After the presentation came the questions.

What about liability?

Jameson explained that the clinic — because it would pay no remuneration to staff and charge no fees — can qualify for a federal designation that would protect doctors and nurses from malpractice claims.

Who will pay for the diagnostic tests, such as X-rays and blood work?

Rod Davis, president of St. Rose Dominican hospitals, committed his facilities to provide free diagnostics, Jameson said. She said officials of Hospital Corporation of America — which owns the four local Sunrise Health hospitals — have also said they want to be involved. And as for medicines, clinic organizers are now on the hunt for free or reduced-price drugs.

Jameson said about 20 doctors have committed to work at the clinic — and that’s just through word of mouth.

Eventually, she estimates, the clinic will need as many as 70 physicians, 30 nurses and a few pharmacists. The clinic hopes to tap into the pool of retired doctors for most of its staffing needs, she said.

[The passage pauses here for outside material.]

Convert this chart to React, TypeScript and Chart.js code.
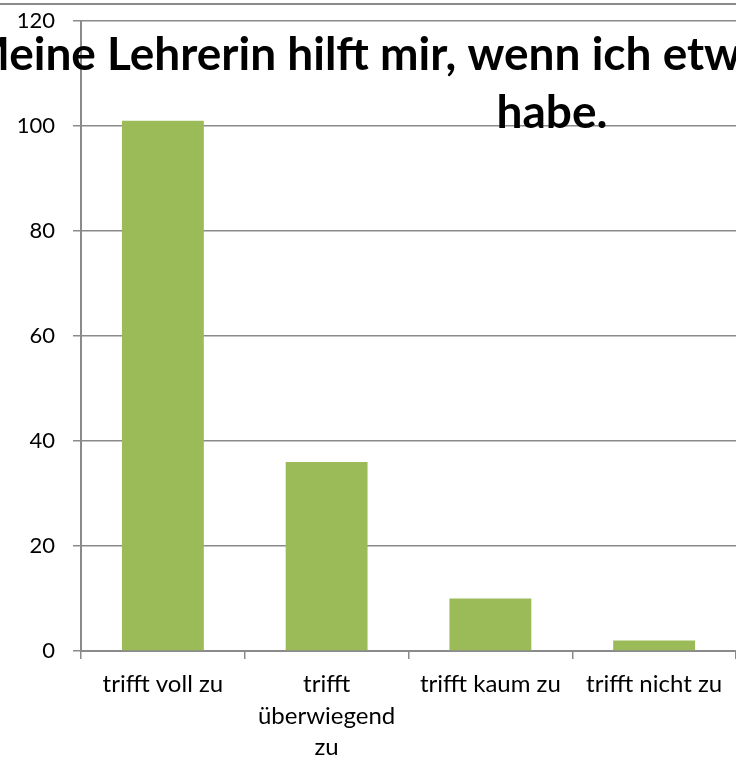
import React, { useEffect, useRef } from "react";
import { Chart, registerables } from "chart.js";

Chart.register(...registerables);

const categories: (string | string[])[] = [
  "trifft voll zu",
  ["trifft", "überwiegend", "zu"],
  "trifft kaum zu",
  "trifft nicht zu",
];
const values = [101, 36, 10, 2];
const titleLines = ["Meine Lehrerin hilft mir, wenn ich etwas nicht verstanden", "habe."];
const yMin = 0;
const yMax = 120;
const yStep = 20;

const FONT = "Lato, 'Open Sans', sans-serif";

const decorPlugin = {
  id: "decor",
  beforeDraw(chart: any) {
    const ctx = chart.ctx;
    ctx.save();
    ctx.strokeStyle = "#8a8a8a";
    ctx.lineWidth = 2;
    ctx.beginPath();
    ctx.moveTo(0, 4);
    ctx.lineTo(chart.width, 4);
    ctx.stroke();
    ctx.restore();
  },
  afterDraw(chart: any) {
    const ctx = chart.ctx;
    ctx.save();
    ctx.fillStyle = "#000";
    ctx.font = `bold 46px ${FONT}`;
    ctx.textAlign = "center";
    ctx.textBaseline = "alphabetic";
    ctx.fillText(titleLines[0], 552, 70);
    ctx.fillText(titleLines[1], 552, 128);
    ctx.restore();
  },
};

export default function App() {
  const ref = useRef<HTMLCanvasElement | null>(null);
  useEffect(() => {
    if (!ref.current) return;
    const chart = new Chart(ref.current, {
      type: "bar",
      data: {
        labels: categories,
        datasets: [
          {
            data: values,
            backgroundColor: "#9BBB59",
            borderWidth: 0,
            barPercentage: 1,
            categoryPercentage: 0.5,
          },
        ],
      },
      options: {
        responsive: false,
        maintainAspectRatio: false,
        animation: false,
        layout: { padding: { top: 21, right: 0, left: 0, bottom: 0 } },
        plugins: {
          legend: { display: false },
          title: { display: false },
          tooltip: { enabled: false },
        },
        scales: {
          x: {
            grid: {
              offset: true,
              drawOnChartArea: false,
              drawTicks: true,
              tickLength: 8,
              color: "#8a8a8a",
              lineWidth: 1.5,
            },
            border: { display: true, color: "#8a8a8a", width: 2 },
            ticks: {
              color: "#000",
              font: { family: FONT, size: 24, lineHeight: 1.3 },
              padding: 10,
              maxRotation: 0,
              autoSkip: false,
            },
            afterFit(scale: any) {
              scale.height = 114;
              scale.paddingLeft = 0;
              scale.paddingRight = 0;
            },
          },
          y: {
            min: yMin,
            max: yMax,
            ticks: {
              stepSize: yStep,
              color: "#000",
              font: { family: FONT, size: 22 },
              padding: 18,
            },
            grid: {
              color: "#8a8a8a",
              lineWidth: 1.5,
              tickLength: 8,
            },
            border: { display: true, color: "#8a8a8a", width: 2 },
            afterFit(scale: any) {
              scale.width = 81;
              scale.paddingTop = 0;
              scale.paddingBottom = 0;
            },
          },
        },
      },
      plugins: [decorPlugin],
    });
    return () => chart.destroy();
  }, []);
  return (
    <div style={{ position: "absolute", left: 0, top: 0, width: 736, height: 765, background: "#fff" }}>
      <canvas ref={ref} width={736} height={765} style={{ width: 736, height: 765, display: "block" }} />
    </div>
  );
}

In the audience sat one of Nevada’s most influential doctors, who also may soon have time on his hands. Dr. Tony Marlon, founder of Sierra Health Services, the state’s largest health insurance company, will serve for one year as a consultant to UnitedHealth Group, which took over Sierra this year.

Marlon said he was invited to the meeting and encouraged by his wife to attend. “You have a lot of training,” she told him.

Marlon, who until recently knew nothing about the plans for a free clinic, said he was surprised by the level of commitment by others.

Marlon, who made about $200 million from the United merger, said he has created a family foundation dedicated to health and education. It’s too early to commit resources to Volunteers in Medicine of Southern Nevada, he said.

Along with everything else, Volunteers in Medicine of Southern Nevada needs money.

The group will make a bid to purchase a vacant county building in Paradise Park for its first location and hopes it will be ready for occupancy by the end of the year, Jameson said.

The estimated $1 million annual budget has already received a boost. Assemblyman Dr. Garn Mabey helped land about $200,000 for the organization in a 2007 appropriations bill.

Mabey said doctors are enthusiastic about supporting the free clinic, in part because they are too saddled with overhead in their own offices to provide free care.

“I think most doctors really do care,” Mabey said. “There just has not been a facility that allows them to provide the care they would like to give for free.”

Dr. Leonard Kreisler, a retired physician who was once chief of staff at University Medical Center, said he’s “cautiously optimistic” about the clinic. The board faces many challenges: the building, the funding and credentials for the volunteers.

“It’s a promising thing,” Kreisler said, “but there are a lot of hurdles to overcome.”